The work of the selected candidate will focus on using deep learning approaches and more specifically in self-supervised or semi-supervised techniques. Several research directions will be explored, including but not limited to:
- perceptual-based loss functions
- advanced speech representation learning pipelines
- self-supervised and low-resource learning
This topic is recently attracting a growing interest with last year’s launch of the first Clarity challenge. This challenge tackles the difficult task of performing speech enhancement for optimising intelligibility of a speech signal in noisy conditions. The challenge is the first of its kind with the objective of advancing hearing-aid signal processing and the modelling of speech-in-noise perception. Participation in the challenge will allow the researcher to broaden the impact of their research work and compare the proposed methods to others in the field.
The candidate shall have the following profile:
- Master 2 level or equivalent in one of the following fields: machine learning, computer science, applied mathematics, statistics, signal processing
- Good English written and spoken language skills
- Programming skills, preferably in Python
Furthermore the ideal candidate would have:
- Experience in one of the main DL frameworks (e.g. PyTorch, Tensorflow)
- Notions in speech or audio processing
In order to apply please complete the following application form: https://forms.gle/VEb8gajV5YXyVL9T9
The selected candidate will start at any time between April 2022 and August 2022. Applications will be processed on a rolling basis
For any questions regarding the position, please contact [email protected]

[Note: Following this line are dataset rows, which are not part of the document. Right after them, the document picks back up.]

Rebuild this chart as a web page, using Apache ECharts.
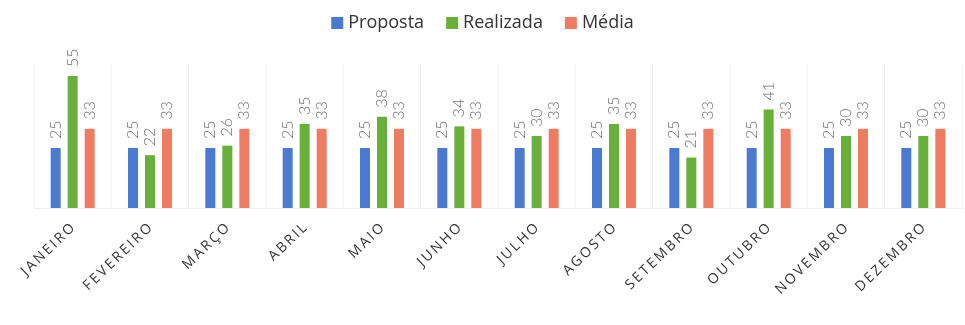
<!DOCTYPE html>
<html><head><meta charset="utf-8">
<script src="https://cdn.jsdelivr.net/npm/echarts@6/dist/echarts.min.js"></script>
<style>html,body{margin:0;padding:0;background:#fff}#c{width:965px;height:325px}</style>
</head><body><div id="c"></div>
<script>
const categories = ['JANEIRO','FEVEREIRO','MARÇO','ABRIL','MAIO','JUNHO','JULHO','AGOSTO','SETEMBRO','OUTUBRO','NOVEMBRO','DEZEMBRO'];
const proposta = [25,25,25,25,25,25,25,25,25,25,25,25];
const realizada = [55,22,26,35,38,34,30,35,21,41,30,30];
const media = [33,33,33,33,33,33,33,33,33,33,33,33];

const chart = echarts.init(document.getElementById('c'));
const lbl = {show:true, position:'top', rotate:90, align:'left', verticalAlign:'middle', distance:9,
  color:'#6e6e6e', fontSize:16, fontWeight:300, fontFamily:'Lato'};
function s(name, data, color){
  return {name, type:'bar', data, barWidth:10, barGap:'70%', itemStyle:{color}, label:lbl};
}
chart.setOption({
  animation:false,
  textStyle:{fontFamily:'Open Sans'},
  legend:{top:9, left:'center', itemWidth:12, itemHeight:12, itemGap:22, icon:'rect',
    textStyle:{fontSize:18, color:'#333', fontFamily:'Open Sans'}},
  grid:{left:34, right:3, top:64, bottom:117},
  xAxis:{type:'category', data:categories,
    axisLine:{show:true, lineStyle:{color:'#eeeeee'}}, axisTick:{show:false},
    splitLine:{show:true, lineStyle:{color:'#f2f2f2'}},
    axisLabel:{rotate:44, color:'#333', fontSize:14, margin:18, fontFamily:'Open Sans', interval:0,
      formatter: v => v.split('').join('\u2009')}},
  yAxis:{type:'value', min:0, max:60, show:false, splitLine:{show:false}},
  series:[s('Proposta', proposta, '#4a7bd0'), s('Realizada', realizada, '#68b03a'), s('Média', media, '#ef7b60')]
});
</script></body></html>
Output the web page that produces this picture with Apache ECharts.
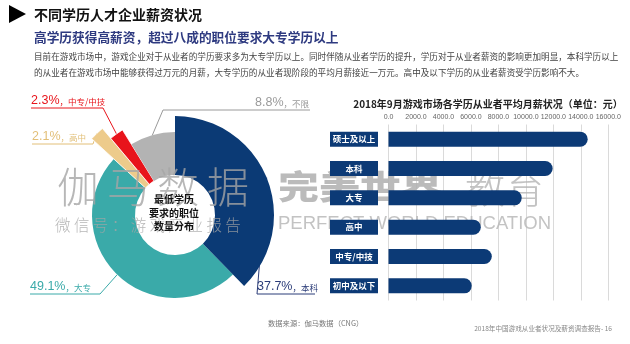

Around € 1,500 after taxes (note that this salary is standardized across all public universities in France). The salary is compatible with the costs of living in Toulon (e.g., rent prices are 50% lower in Toulon than in Paris) (More info).
DYNI is a team of the LIS laboratory (UMR 7020 CNRS) at the University of Toulon. The team is composed of 5 faculty members including a chair in AI and 2 AI ANR JCJC laureats. The team also comprises 5 post-docs, 6 PhD students.